What's It Really Mean?
I've been a subscriber to Rod & Custom for the past several years, having come over from Street Rod Builder. I departed SRB because it seemed to me that they were drifting away from their roots of "how-to" car building articles to more of the high-end car display articles. R&C seems to have a good mix of both.
What sparked my interest in writing to you was your most recent "Behind the Wheel" editorial in the Mar. '10 issue where you discussed "Just What is a Hot Rod?" I'm in your camp completely by the way; anything newer than the Tri-Five Ford/Chevy/Chrysler is considered by me to be late-model. (I've got a completed "fancy paint/billet" 1941 Ford Opera coupe and am building a "Henry steel" A roadster on an old '32 chassis with a Halibrand Culver City quick-change rear, '56 Olds 324 with four 97s and big 'n' little 16-inch wires.) Taking your article one step backward and maybe in the process help to more clearly define the word "hot rod", can you answer this question: What's the derivation of a hot rod? What's its origin? How, when, and where did the saying hot rod get its start? I've asked this question to many guys, both young and old, from the fields of engine building, drag racing, Bonneville racing, parts manufacturers, and shop owners. There doesn't seem to be any one concrete answer, just lots of speculation on everyone's part. Maybe I've missed something along the way (I'm 65), but I've been into hot rodding and car restoration since before high school and have yet to find the answer. I've even gone as far as to ask one of the docents at the California Car Museum in Sacramento, California, to research this question. He found no answer. So, now I'm asking you! Hope you have or can find the answer to this question for me, and maybe a lot of other guys out there as well.

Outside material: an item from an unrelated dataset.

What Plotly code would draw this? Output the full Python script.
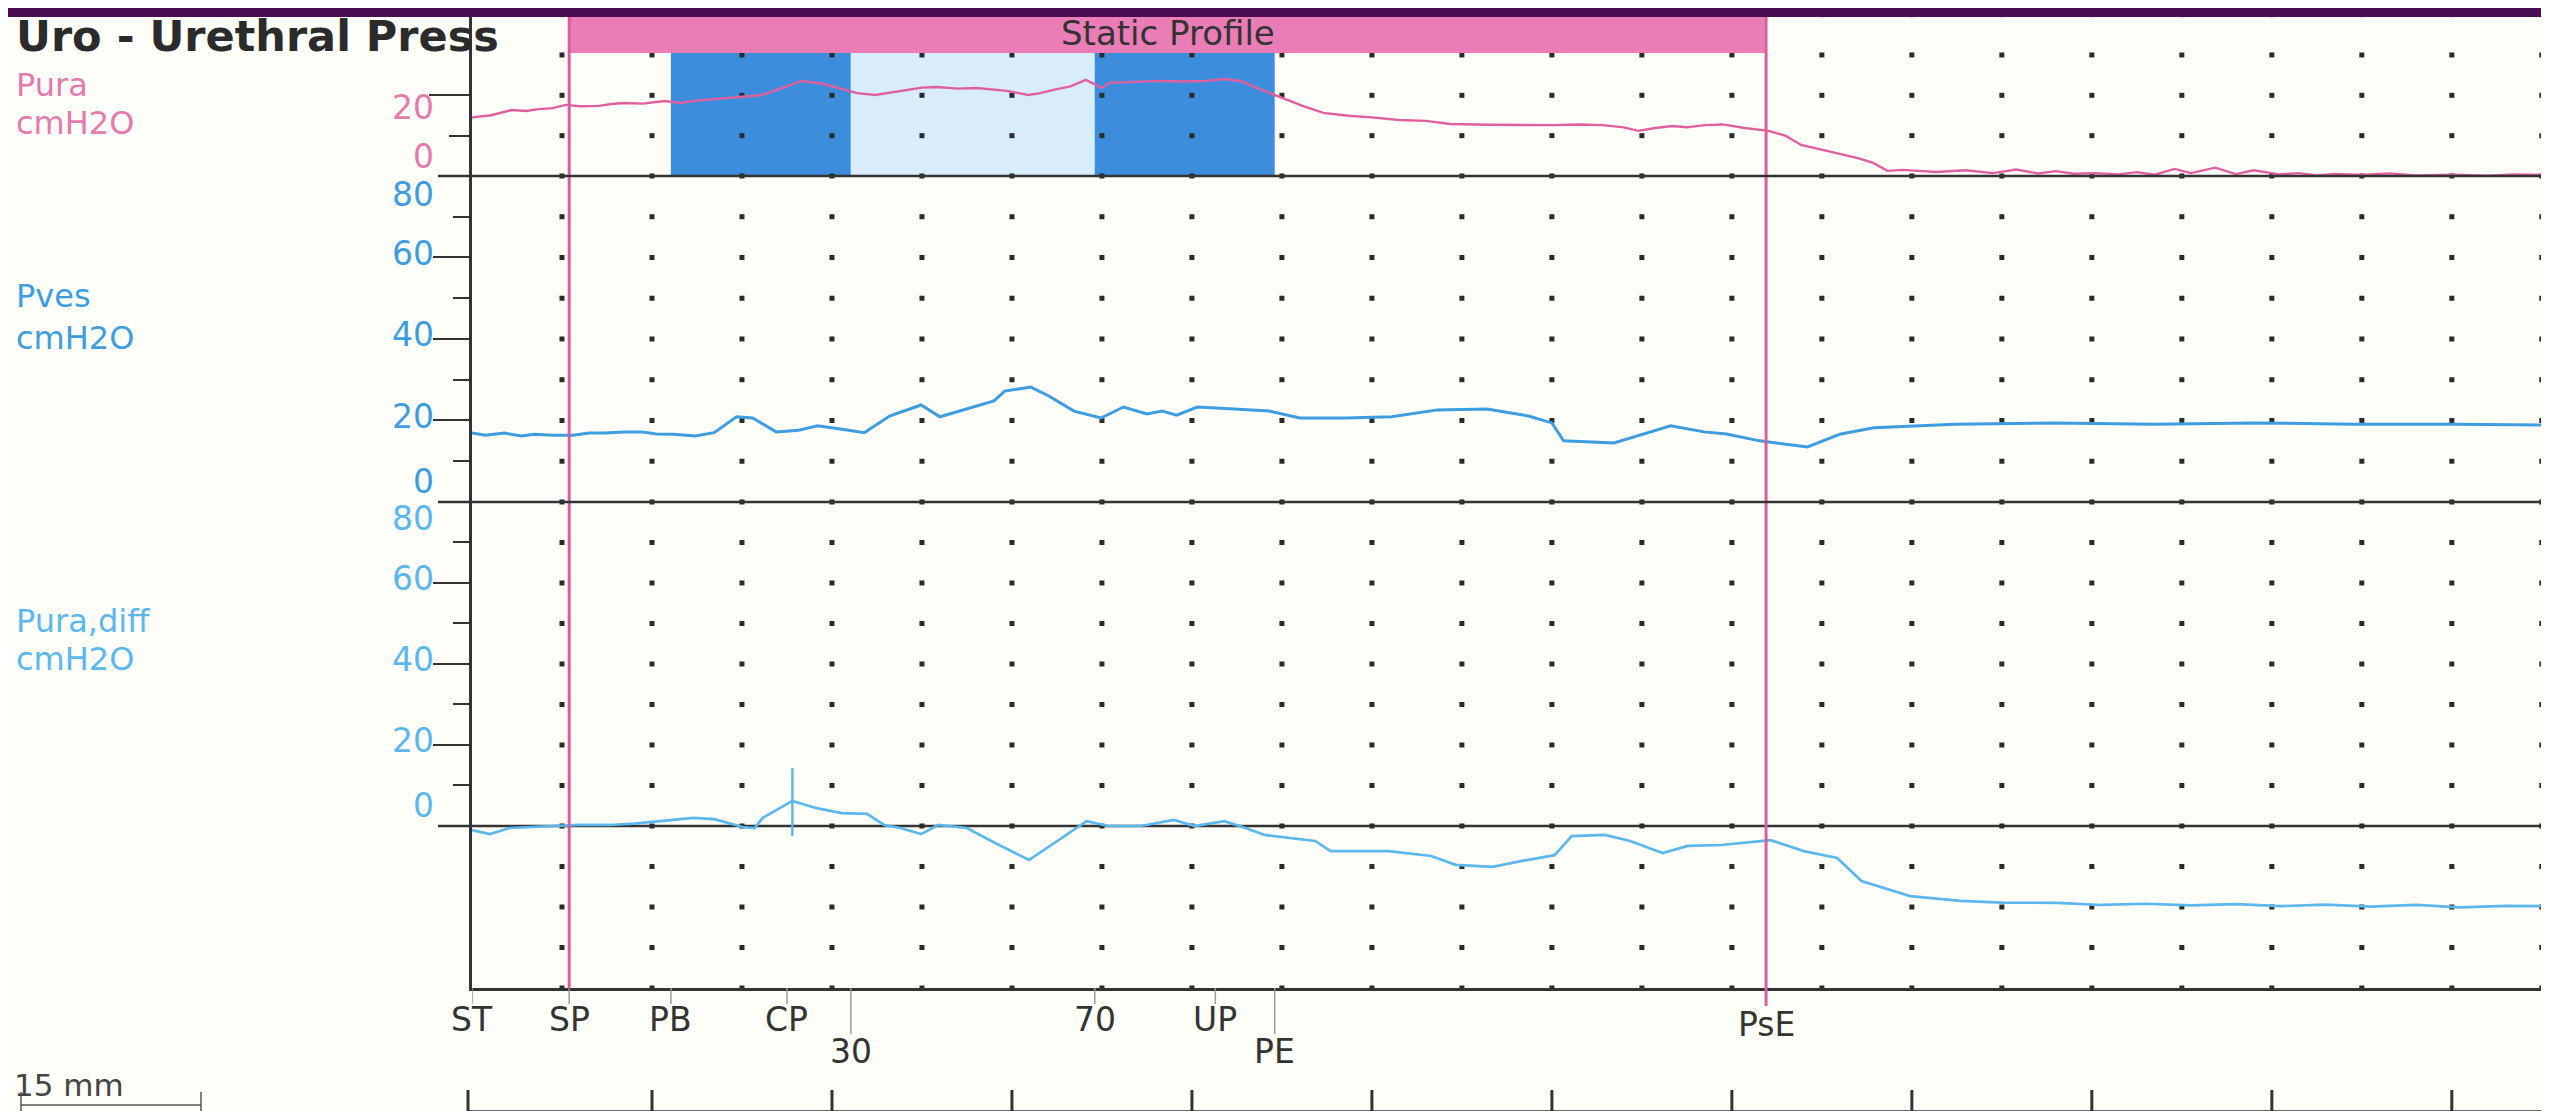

Thanks for all your good work at R&C!
That's a really good question, Dick. I'm surprised you didn't get as much as a speculation from the person you asked at the museum-then again, at least they were honest and didn't try to make something up! And I'll be truthful myself when I say that I'm not totally certain there is a "definitive" answer to that question. Beyond the basic assumption that hot rod is a derivative of "hot roadster", a term coined in the late '30s or early '40s to describe the type of vehicles commonly found competing against one another out on the dry lakes of Southern California-and subsequently, upon the city streets and highways-I can't pinpoint a who, what, where, or when for you. I do hope, however, that your letter will ultimately garner a more precise answer from someone out there, as I'm very curious to know now as well!
Where We're Headed
I hope this latest issue (Apr. '10) isn't the new look of Rod & Custom. There are two cars (nice in their own way) in the issue that really don't fit the content or style of R&C I've been used to, and I've been reading the mag for decades. The '65 car featured on page 26 is more suited for a lowrider-type mag, and the '64 featured on page 88 is more pro touring with its low-profile tires and big rims. Is this the direction you are taking the magazine? If so, I'm not so sure I can take it.
Via the Internet
First off, this is my first time writing to my most favorite magazine ever. I just had to write you after I read the article on Harvey's Broiler because I believe there is no greater pleasure than dealing with hot rods and a historic drive-in-the history of Harvey's, well, speaks for itself. Keep the great articles like this one coming. By the way, the '65 Chevelle is out-of-this-world cool and it captures the era perfect! Thanks for letting me vent, and keep the great stories coming!
Via the Internet
Cory, would you mind explaining it to Phillip above?! I don't believe we've entered new territory with either of the vehicles mentioned.